Ariquemes
- Full name: Ariquemes Futebol Clube
- Nickname(s): Auriverde do Vale do Jamari
- Founded: 23 October 1996; 28 years ago
- Dissolved: 2020; 5 years ago
- Ground: Valerião
- Capacity: 2,500
- President: Laury Valentin Pereira
- 2017: Rondoniense, 5th of 8
| Home colours | Away colours |

= Ariquemes Futebol Clube =

Ariquemes Futebol Clube, commonly referred to as Ariquemes, was (Note: As of 2020, the club's CNPJ is listed as inapt.) a Brazilian football club based in Ariquemes, Rondônia. Their activities are currently closed due to financial difficulties. Ariquemes has last played in a professional match in June 2017.

==History==
The club was founded on 2 October 1981. Ariquemes won the Campeonato Rondoniense Second Division in 2007, beating Cruzeiro-RO 6–1 in the final game of the league, played on 12 October at Estádio Aluízio Ferreira.
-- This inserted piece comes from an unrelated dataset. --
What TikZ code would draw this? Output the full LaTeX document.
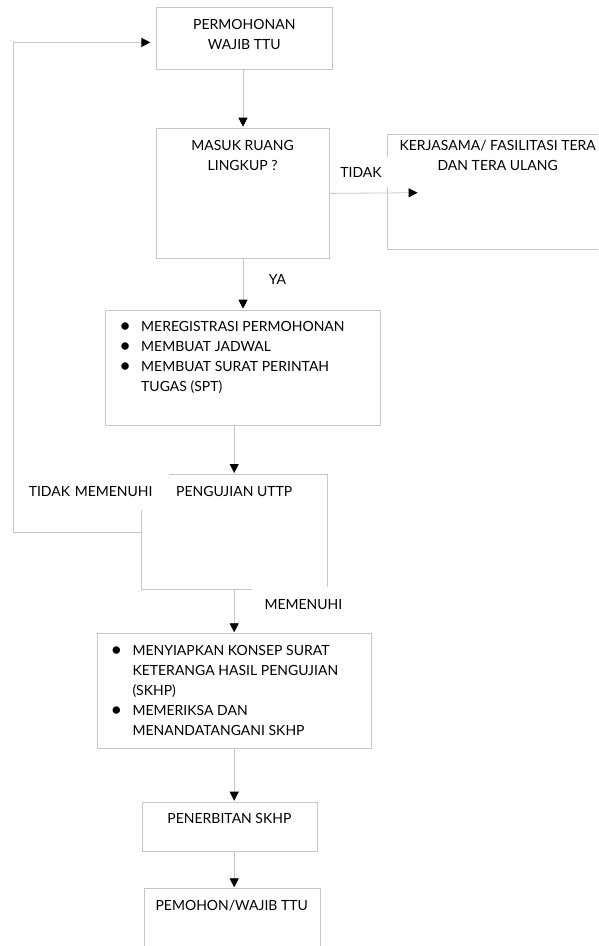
\documentclass[tikz,border=0pt]{standalone}
\usepackage{fontspec}
\setmainfont{Lato}
\usetikzlibrary{arrows.meta}
\newcommand{\butir}{\makebox[20pt][l]{\makebox[8pt][c]{\fontsize{20}{20}\selectfont\raisebox{-1.6pt}{\textbullet}}}}
\newcommand{\sambung}{\hspace*{20pt}}

\begin{document}
\begin{tikzpicture}[x=1pt, y=-1pt, font=\fontsize{14}{20}\selectfont,
		kotak/.style={draw=black!22, line width=0.8pt, inner sep=0pt, anchor=north west},
		teks/.style={inner sep=0pt, anchor=north, align=center},
		daftar/.style={inner sep=0pt, anchor=north west, align=left},
		ket/.style={fill=white, inner sep=0pt},
		panah/.style={draw=black!22, line width=0.8pt, -{Triangle[length=9pt, width=9pt, black]}, shorten >=1pt}]
		%%%%% START %%%%%
		
		\useasboundingbox (0,0) rectangle (598,946);
		\clip (0,0) rectangle (598,946);
		
		\node[kotak, minimum width=175.8pt, minimum height=62pt] (perm) at (156.4, 7.3) {};
		\node[teks] (permteks) at (244.3, 19) {PERMOHONAN\\WAJIB TTU};
		
		\node[kotak, minimum width=172.4pt, minimum height=130.6pt] (lingkup) at (156.4, 127.7) {};
		\node[teks] (lingkupteks) at (242.6, 139.7) {MASUK RUANG\\LINGKUP ?};
		
		\node[kotak, minimum width=250pt, minimum height=115.3pt] (kerja) at (387, 134) {};
		\node[teks] (kerjateks) at (497.7, 139.7) {KERJASAMA/ FASILITASI TERA\\DAN TERA ULANG};
		
		\node[kotak, minimum width=274.2pt, minimum height=115.3pt] (reg) at (105.3, 309.7) {};
		\node[daftar] (regteks) at (121, 321) {\butir MEREGISTRASI PERMOHONAN\\\butir MEMBUAT JADWAL\\\butir MEMBUAT SURAT PERINTAH\\\sambung TUGAS (SPT)};
		
		\node[kotak, minimum width=186.2pt, minimum height=115pt] (uttp) at (140.7, 474) {};
		\node[teks] (uttpteks) at (234.2, 486) {PENGUJIAN UTTP};
		
		\node[kotak, minimum width=274.5pt, minimum height=115pt] (konsep) at (96.5, 633.3) {};
		\node[daftar] (konsepteks) at (112.3, 645) {\butir MENYIAPKAN KONSEP SURAT\\\sambung KETERANGA HASIL PENGUJIAN\\\sambung (SKHP)\\\butir MEMERIKSA DAN\\\sambung MENANDATANGANI SKHP};
		
		\node[kotak, minimum width=175.8pt, minimum height=49.3pt] (terbit) at (141.5, 801.7) {};
		\node[teks] (terbitteks) at (229.4, 813.3) {PENERBITAN SKHP};
		
		\node[kotak, minimum width=175.4pt, minimum height=80pt] (pemohon) at (144.2, 888.3) {};
		\node[teks] (pemohonteks) at (231.7, 900) {PEMOHON/WAJIB TTU};
		
		\coordinate (tidakujung) at (417.6, 192.7);
		
		\draw[panah] (lingkup.north |- perm.south) -- (lingkup.north);
		\draw[panah, shorten >=0pt] (lingkup.east) -- (tidakujung);
		\draw[panah] (lingkup.south) -- (lingkup.south |- reg.north);
		\draw[panah] (uttp.north |- reg.south) -- (uttp.north);
		\draw[panah] (uttp.south) -- (uttp.south |- konsep.north);
		\draw[panah] (uttp.south |- konsep.south) -- (uttp.south |- terbit.north);
		\draw[panah] (uttp.south |- terbit.south) -- (uttp.south |- pemohon.north);
		\draw[panah, shorten >=6pt] (uttp.west) -- ++(-127.4, 0) |- ([yshift=-3.7pt]perm.west);
		
		\node[ket, minimum width=56pt, minimum height=30pt] (tidak) at (361, 172) {TIDAK};
		\node[ket] (ya) at (277.5, 279) {YA};
		\node[ket, anchor=north west, text width=134pt, inner xsep=6.6pt, minimum height=38pt, align=left] (tdkpenuh) at (22, 472) {TIDAK MEMENUHI};
		\node[ket, anchor=north west, text width=80pt, inner xsep=12.6pt, minimum height=35.2pt, align=left] (penuh) at (251.7, 586.7) {MEMENUHI};
		
		%%%%% END %%%%%
	\end{tikzpicture}
\end{document}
Ariquemes was runner-up in the 2010 edition of the Campeonato Rondoniense, when they were defeated in the final by Vilhena.

==Honours==
- Campeonato Rondoniense
  - Runners-up (3): 2010, 2011, 2014
- Campeonato Rondoniense Second Division
  - Winners (1): 2007

==Stadium==
Ariquemes Futebol Clube play their home games at Estádio Gentil Valério, nicknamed Valerião. The stadium has a maximum capacity of 5,000 people.